The Salini Impregilo Group, established following the merger of two major Italian Groups, is a global player in the field of large-scale infrastructures. Therefore, the Group’s baseline scenario is the intercontinental market of large heterogeneous and composite infrastructures.
The lengthy macroeconomic recession experienced in the past 4-5 years, has affected almost all industrial and economic sectors. However, thanks to the limited volatility that characterizes the sector, the demand for large-scale infrastructures has not suffered a slowdown. As a matter of fact, complex infrastructures continue to represent a strategic priority for the growth of the national economies of most countries -- both industrialized and emerging.
In 2014, the global economy was still in a phase of transition, with a modest growth rate of 2.6%. The recovery was hindered by a number of different events, including the worsening of geopolitical conflicts in various parts of the world. In a number of countries, GDP growth was well below the rates that characterized the period before the financial crisis, with recovery times being extended as a result. Even though the most advanced economies – especially the Eurozone and Japan – are expected to see improvements in 2015 and 2016, there are still significant downside risks. The economies of developing countries saw opposing trends in growth rates in 2014, with a rapid slowdown in numerous countries including those of Latin America. In addition, a rising number of countries had to deal with structural imbalances and geopolitical tensions.
The global economy is expected to grow at a more robust, but still moderate, rate over the coming years, forecast to be 3.1% in 2015 and 3.3% in 2016. The slow recovery in employment levels and limited growth in wages and salaries remain one of the biggest problems to be tackled, especially since GDP growth continues to be below par in various parts of the world.
International prices for the main commodities have been on a downward trend for the past two years, with no expectation of a significant turnaround in 2015 or 2016. The price of oil fell sharply in the second half of 2014. This decline is expected to continue in 2015 and 2016, given the excess of supply over demand. Consequently, growth in trade has been very weak in the last few years, mainly because of the patchy recovery among the developed economies and moderate growth in developing economies. Global trade is estimated to have increased by 3.4% in 2014 – still well below pre-crisis levels.
One of the positive outcomes of 2014 is the continuation of relatively low interest rates, including in emerging countries, even if there is still a high risk of sharp adjustments and acute volatility. Expectations of capital flows remain fairly positive, both in emerging countries and in the more developed economies. Overall, net flows of capital are expected to be stable in 2015 and to increase slightly in 2016.

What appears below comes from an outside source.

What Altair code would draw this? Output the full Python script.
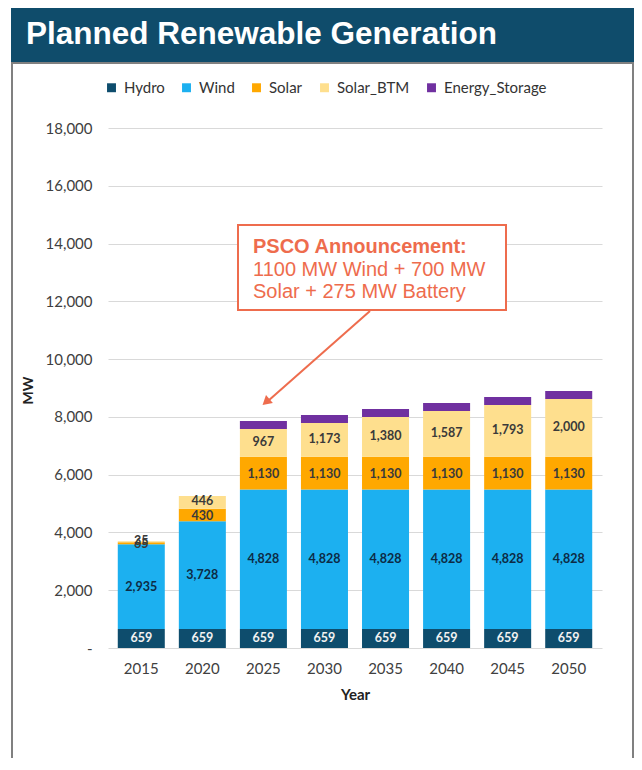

Low interest rates and the weakness of demand in the developed economies could provide the right conditions to encourage countries with infrastructure deficits to take up infrastructural development policies. Public investment in infrastructures is a key way to drive the recovery of aggregate demand, especially at times of economic crisis. In addition, these projects are usually very efficient because they focus on high-revenue initiatives. An increase in public infrastructure investments stimulates economic growth in the short term and can have a multiplier effect on long-term demand. In addition, the current monetary policy scenario characterized by falling interest rates can foster an ideal climate for the expansion of public investment in infrastructure.
Overall, despite the prevailing uncertainty over the future macroeconomic scenario and the ongoing recovery, companies with the necessary capacity and the right positioning will be able to take advantage of a number of encouraging signs – as mentioned above – by intercepting the demand for investment.